Overwhelming majority have made no plans how they will pay for adult social care

Written by Jennifer Cockerell

The overwhelming majority of people have not made any plans for how they will pay for adult social care in old age, a survey has revealed.

The Local Government Association (LGA) said just 15% of adults questioned said they are planning ahead for paying for care they might need in the future, while half (50%) admitted they have never thought about how they will come up with the cash for care when they get older.

It is calling on the Government to lead a national campaign to raise the profile of adult social care after the findings of the poll raised concerns about the public's understanding and preparedness for the costs associated with it.

Unlike the NHS, which is free at the point of need, social care is means tested.

Across the UK, 44% of people in care homes pay the full cost of their care themselves, and more than a quarter (26%) pay the full cost of their home care.

But nearly half (48%) of those polled said they have little to no understanding of what the term "social care" means, while 5% had never heard of the term at all.

Meanwhile 44% think social care is provided by the NHS and more than a quarter (28%) believe it is free at the point of access.

The LGA estimates that adult social care services face a £3.5 billion funding gap by 2025 just to maintain existing standards of care, while the latest figures show that councils in England receive 1.8 million new requests for adult social care a year - the equivalent of more than 5,000 a day.

Councillor Ian Hudspeth, chairman of the LGA's Community Wellbeing Board, said: "This polling raises real concerns over how prepared people are for their own care needs, or the care of their loved ones.

"Over recent years, councils have protected adult social care relative to other services. But the scale of the overall funding picture for local government as a whole means adult social care services still face a £3.5 billion funding gap by 2025, just to maintain existing standards of care.

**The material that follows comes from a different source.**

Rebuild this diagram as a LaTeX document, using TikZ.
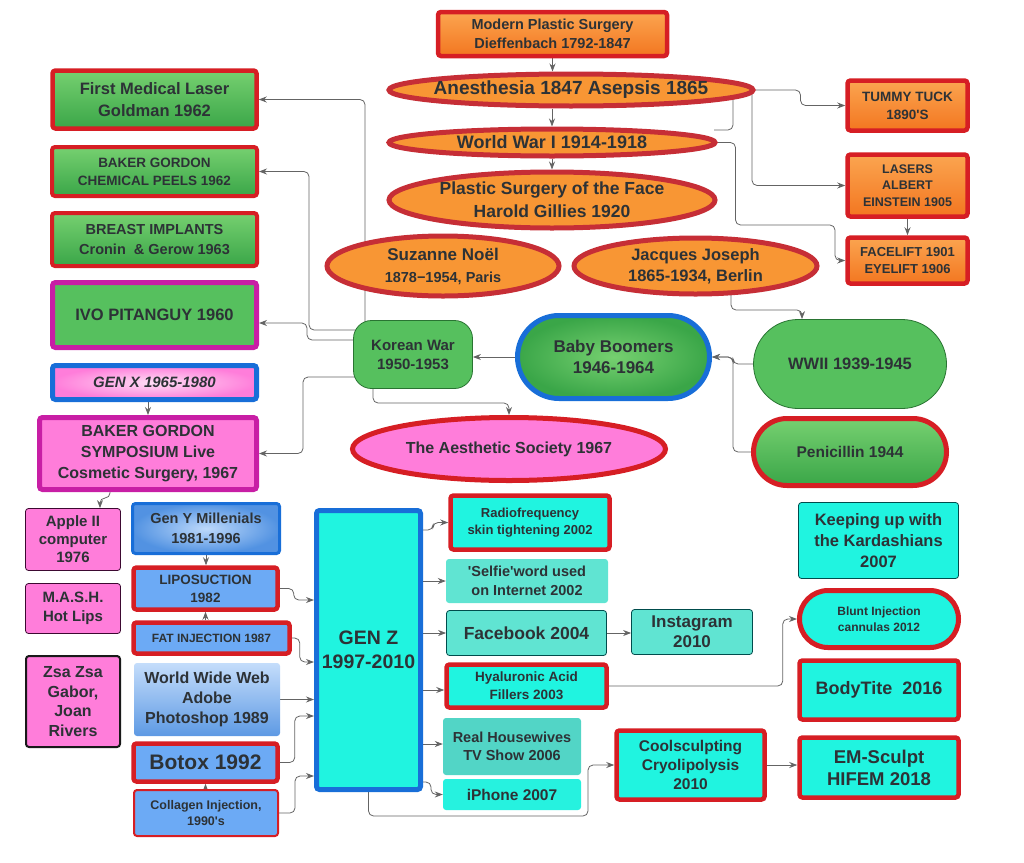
\documentclass[tikz,border=0pt]{standalone}
\usepackage{fontspec}
\setmainfont{Liberation Sans}
\usetikzlibrary{positioning, shapes.geometric, shapes.misc, arrows.meta, backgrounds}

\definecolor{redline}{RGB}{214,30,36}
\definecolor{ovalred}{RGB}{198,46,54}
\definecolor{orangeL}{RGB}{251,165,80}
\definecolor{orangeD}{RGB}{243,118,32}
\definecolor{orangeF}{RGB}{248,150,52}
\definecolor{greenL}{RGB}{118,208,112}
\definecolor{greenD}{RGB}{58,166,72}
\definecolor{greenF}{RGB}{86,192,94}
\definecolor{magline}{RGB}{200,30,165}
\definecolor{pinkF}{RGB}{255,125,218}
\definecolor{blueline}{RGB}{24,110,216}
\definecolor{lblue}{RGB}{108,170,245}
\definecolor{cyanF}{RGB}{32,244,224}
\definecolor{turqF}{RGB}{96,228,210}
\definecolor{linegray}{RGB}{100,100,100}
\definecolor{txtdark}{RGB}{45,50,54}

\newcommand{\fsz}[2]{\fontsize{#1}{#2}\selectfont\bfseries}

\tikzset{
  wh/.style 2 args={minimum width=#1pt, minimum height=#2pt},
  box/.style={rectangle, rounded corners=3pt, align=center, inner sep=1pt, text=txtdark},
  redrim/.style={draw=redline, line width=4.5pt},
  thinrim/.style={draw=#1, line width=0.8pt},
  orangebox/.style={box, redrim, top color=orangeL, bottom color=orangeD},
  orangeoval/.style={ellipse, inner sep=0pt, draw=ovalred, line width=5pt, fill=orangeF},
  greenbox/.style={box, top color=greenL, bottom color=greenD},
  pinkbox/.style={box, fill=pinkF},
  bluebox/.style={box, fill=lblue},
  cyanbox/.style={box, fill=cyanF},
  pill/.style={rounded rectangle, inner sep=0pt},
  ovaltext/.style 2 args={label={[align=center, text=txtdark, inner sep=0pt, font=#1]center:{#2}}},
  link/.style={draw=linegray, line width=0.8pt, rounded corners=5pt, -{Stealth[length=8pt, width=6pt]}},
  wire/.style={draw=linegray, line width=0.8pt, rounded corners=5pt}
}

\begin{document}
\begin{tikzpicture}[x=1pt, y=-1pt]
\useasboundingbox (0,0) rectangle (1024,862);

% history, top
\node[orangebox, wh={229}{44}, font=\fsz{14.5}{19}] (mps) at (552.5,34) {Modern Plastic Surgery\\Dieffenbach 1792-1847};
\node[orangeoval, wh={364}{32}, ovaltext={\fsz{19}{23}}{Anesthesia 1847 Asepsis 1865}] (anes) at (571,90) {};
\node[orangeoval, wh={326}{27}, ovaltext={\fsz{18}{22}}{World War I 1914-1918}] (wwi) at (552,142.5) {};
\node[orangeoval, wh={326}{56}, ovaltext={\fsz{17.5}{23}}{Plastic Surgery of the Face\\Harold Gillies 1920}] (psf) at (552,200) {};
\node[orangeoval, wh={232}{60}, ovaltext={\fsz{14.5}{22}}{{\fsz{17}{22}Suzanne Noël}\\1878−1954, Paris}] (noel) at (443,266) {};
\node[orangeoval, wh={243}{56}, ovaltext={\fsz{16.5}{21}}{Jacques Joseph\\1865-1934, Berlin}] (joseph) at (695.5,266) {};

\node[orangebox, wh={120}{50}, font=\fsz{13.5}{18}] (tummy) at (907.5,105.5) {TUMMY TUCK\\1890\textquotesingle S};
\node[orangebox, wh={120}{62}, font=\fsz{12.5}{16.5}] (lasers) at (907.5,185.5) {LASERS\\ALBERT\\EINSTEIN 1905};
\node[orangebox, wh={120}{46}, font=\fsz{13}{17}] (facelift) at (907.5,260.5) {FACELIFT 1901\\EYELIFT 1906};

% left column
\node[greenbox, redrim, wh={204}{58}, font=\fsz{16.5}{22}] (laser1) at (154.5,99.5) {First Medical Laser\\Goldman 1962};
\node[greenbox, redrim, line width=4pt, wh={205}{49}, font=\fsz{13.5}{18}] (peels) at (154.5,171.5) {BAKER GORDON\\CHEMICAL PEELS 1962};
\node[greenbox, redrim, line width=4pt, wh={205}{53}, font=\fsz{14.5}{20}] (implants) at (154.5,239.5) {BREAST IMPLANTS\\Cronin~ \& Gerow 1963};
\node[box, fill=greenF, draw=magline, line width=5pt, wh={204}{65}, font=\fsz{16.5}{20}] (ivo) at (154.5,315) {IVO PITANGUY 1960};
\node[box, draw=blueline, line width=5pt, inner color=pinkF!25!white, outer color=pinkF, wh={204}{34}, font=\fsz{15}{18}\itshape] (genx) at (154.5,382.5) {GEN X 1965-1980};
\node[pinkbox, draw=magline, line width=5pt, wh={217}{72}, font=\fsz{16}{21}] (symp) at (148,453.5) {BAKER GORDON\\SYMPOSIUM Live\\Cosmetic Surgery, 1967};

% middle band
\node[box, rounded corners=18pt, fill=greenF, thinrim={greenD!70!black}, wh={119}{68}, font=\fsz{15}{19}] (korean) at (413,354.5) {Korean War\\1950-1953};
\node[pill, draw=blueline, line width=5pt, inner color=greenL, outer color=greenD, wh={192}{83}, ovaltext={\fsz{17}{21}}{Baby Boomers\\1946-1964}] (bb) at (613.5,357) {};
\node[pill, fill=greenF, thinrim={greenD!70!black}, wh={193}{89}, ovaltext={\fsz{16.5}{20}}{WWII 1939-1945}] (wwii) at (850,364) {};
\node[pill, draw=redline, line width=5pt, top color=greenL, bottom color=greenD, wh={193}{67}, ovaltext={\fsz{15.5}{19}}{Penicillin 1944}] (penic) at (850,452) {};
\node[ellipse, inner sep=0pt, fill=pinkF, draw=redline, line width=5pt, wh={313}{63}, ovaltext={\fsz{16}{20}}{The Aesthetic Society 1967}] (aesth) at (509,449) {};

% gen y
\node[pinkbox, thinrim={black!70!magline}, wh={95}{62}, font=\fsz{15}{18}] (apple) at (73,539.5) {Apple II\\computer\\1976};
\node[pinkbox, thinrim={black!70!magline}, wh={95}{50}, font=\fsz{15}{19}] (mash) at (73,608.5) {M.A.S.H.\\Hot Lips};
\node[pinkbox, draw=black!90, line width=2pt, wh={94}{91}, font=\fsz{16}{19.5}] (zsa) at (73,701.5) {Zsa Zsa\\Gabor,\\Joan\\Rivers};
\node[box, draw=blueline, line width=3pt, inner color=lblue!45!white, outer color=blueline!75!white, wh={147}{50}, font=\fsz{14.5}{20}] (geny) at (206,528.5) {Gen Y Millenials\\1981-1996};
\node[bluebox, redrim, wh={144}{42}, font=\fsz{13.5}{18}] (lipo) at (205.5,588.5) {LIPOSUCTION\\1982};
\node[bluebox, redrim, wh={156}{31}, font=\fsz{12}{15}] (fat) at (211.5,638) {FAT INJECTION 1987};
\node[box, top color=lblue!40!white, bottom color=blueline!70!white, wh={146}{73}, font=\fsz{16}{20}] (www) at (207,699.5) {World Wide Web\\Adobe\\Photoshop 1989};
\node[bluebox, redrim, wh={144}{38}, font=\fsz{21}{24}] (botox) at (205.5,762.5) {Botox 1992};
\node[bluebox, draw=redline, line width=2pt, wh={144}{46}, font=\fsz{12.5}{16}] (collagen) at (206,813) {Collagen Injection,\\1990\textquotesingle s};

% gen z
\node[cyanbox, draw=blueline, line width=5pt, wh={104}{279}, font=\fsz{19.5}{24}] (genz) at (368.5,650) {GEN Z\\1997-2010};
\node[cyanbox, redrim, wh={159}{54}, font=\fsz{13}{17}] (radio) at (530,522.5) {Radiofrequency\\skin tightening 2002};
\node[box, fill=turqF, wh={162}{44}, font=\fsz{14.5}{19}] (selfie) at (527,581) {\textquotesingle Selfie\textquotesingle word used\\on Internet 2002};
\node[box, fill=turqF, thinrim={teal!60!black}, wh={160}{45}, font=\fsz{17.5}{21}] (facebook) at (526.5,633) {Facebook 2004};
\node[cyanbox, redrim, wh={160}{43}, font=\fsz{13.5}{18}] (hyal) at (526.5,686) {Hyaluronic Acid\\Fillers 2003};
\node[box, fill=turqF!85!teal, wh={138}{57}, font=\fsz{14.5}{18}] (housew) at (512,746.5) {Real Housewives\\TV Show 2006};
\node[box, fill=cyanF!90!turqF, wh={138}{31}, font=\fsz{15.5}{19}] (iphone) at (512,794.5) {iPhone 2007};
\node[box, fill=turqF, thinrim={teal!60!black}, wh={121}{45}, font=\fsz{17}{20}] (insta) at (692,632) {Instagram\\2010};
\node[cyanbox, redrim, wh={148}{69}, font=\fsz{15.5}{19}] (cool) at (690.5,765) {Coolsculpting\\Cryolipolysis\\2010};

% right column
\node[cyanbox, thinrim={teal!60!black}, wh={160}{76}, font=\fsz{16.5}{21}] (keeping) at (878.5,540.5) {Keeping up with\\the Kardashians\\2007};
\node[pill, fill=cyanF, draw=redline, line width=5pt, wh={159}{57}, ovaltext={\fsz{12}{16}}{Blunt Injection\\cannulas 2012}] (blunt) at (879,619) {};
\node[cyanbox, redrim, wh={159}{59}, font=\fsz{18}{22}] (bodytite) at (879,690) {BodyTite~ 2016};
\node[cyanbox, redrim, wh={159}{60}, font=\fsz{18.5}{22}] (emsculpt) at (879,767.5) {EM-Sculpt\\HIFEM 2018};

% connectors
\begin{scope}[on background layer]
  \draw[link] (mps.south) -- (mps.south |- anes.north);
  \draw[link] (wwi.north |- anes.south) -- (wwi.north);
  \draw[link] (wwi.south) -- (wwi.south |- psf.north);
  \draw[link] (anes.east) -- ++(45,0) |- (tummy.west);
  \draw[wire] (anes.center -| 733,0) |- (714,130);
  \draw[link] (anes.center -| 752,0) |- (lasers.west);
  \draw[link] (wwi.east) -- ++(18,0) |- (835,225) |- (facelift.west);
  \draw[link] (lasers.south) -- (facelift.north);
  \draw[link] (joseph.center -| 731,0) |- (802,310) -- (wwii.north -| 802,0);
  \draw[link] (wwii.west) -- ++(-20,0) |- (bb.east);
  \draw[link] (penic.west) -- ++(-18,0) |- (bb.east);
  \draw[link] (bb.west) -- (bb.west -| korean.east);
  \draw[link] (korean.center -| 365,0) |- (laser1.east);
  \draw[link] (korean.center |- 0,330) -- (309,330) |- (peels.east);
  \draw[link] (korean.center |- 0,340) -- (307,340) |- (ivo.east |- 0,323);
  \draw[link] (korean.center |- 0,377) -- (303,377) |- (symp.east);
  \draw[link] (korean.center -| 373,0) |- (aesth.north |- 0,403) -- (aesth.north);
  \draw[link] (genx.south -| symp.north) -- (symp.north);
  \draw[link] (symp.south -| 110,0) -- ++(0,6) -| (apple.north -| 100,0);
  \draw[link] (geny.south) -- (geny.south |- lipo.north);
  \draw[link] (lipo.south |- fat.north) -- (lipo.south);
  \draw[link] (botox.south |- collagen.north) -- (botox.south);
  \draw[link] (lipo.east) -- ++(14,0) |- (genz.west |- 0,600);
  \draw[link] (fat.east) -- ++(8,0) |- (genz.west |- 0,662);
  \draw[link] (www.east) -- (www.east -| genz.west);
  \draw[link] (botox.east) -- ++(15,0) |- (genz.west |- 0,716);
  \draw[link] (collagen.east) -- ++(16,0) |- (genz.west |- 0,776);
  \draw[link] (genz.east |- 0,530) -- ++(10,0) |- (radio.west);
  \draw[link] (genz.east |- selfie.west) -- (selfie.west);
  \draw[link] (genz.east |- facebook.west) -- (facebook.west);
  \draw[link] (genz.east |- 0,690) -- (hyal.west |- 0,690);
  \draw[link] (genz.east |- 0,744) -- (housew.west |- 0,744);
  \draw[link] (genz.east |- 0,782) -- ++(8,0) |- (iphone.west);
  \draw[link] (genz.south) |- (588,816) |- (cool.west);
  \draw[link] (facebook.east) -- (facebook.east -| insta.west);
  \draw[link] (hyal.east) -- ++(174,0) |- (blunt.west);
  \draw[link] (cool.east) -- (cool.east -| emsculpt.west);
\end{scope}
\end{tikzpicture}
\end{document}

"The likely consequences of this are more and more people being unable to get quality and reliable care and support, which enables them to live more fulfilling lives.

"If we are to truly tackle adult social care, we must aspire to social care having a similar 'national treasure' status as the NHS, with similar levels of awareness and understanding about what social care is and why it matters.

"With low public awareness of social care and people's preparedness for how to pay for it, it is more important than ever that the Government get on and publish their green paper, start a massive campaign to raise awareness of what social care is and don't duck the big issues on funding."

The poll was conducted by BritainThinks and questioned 1,741 adults in England.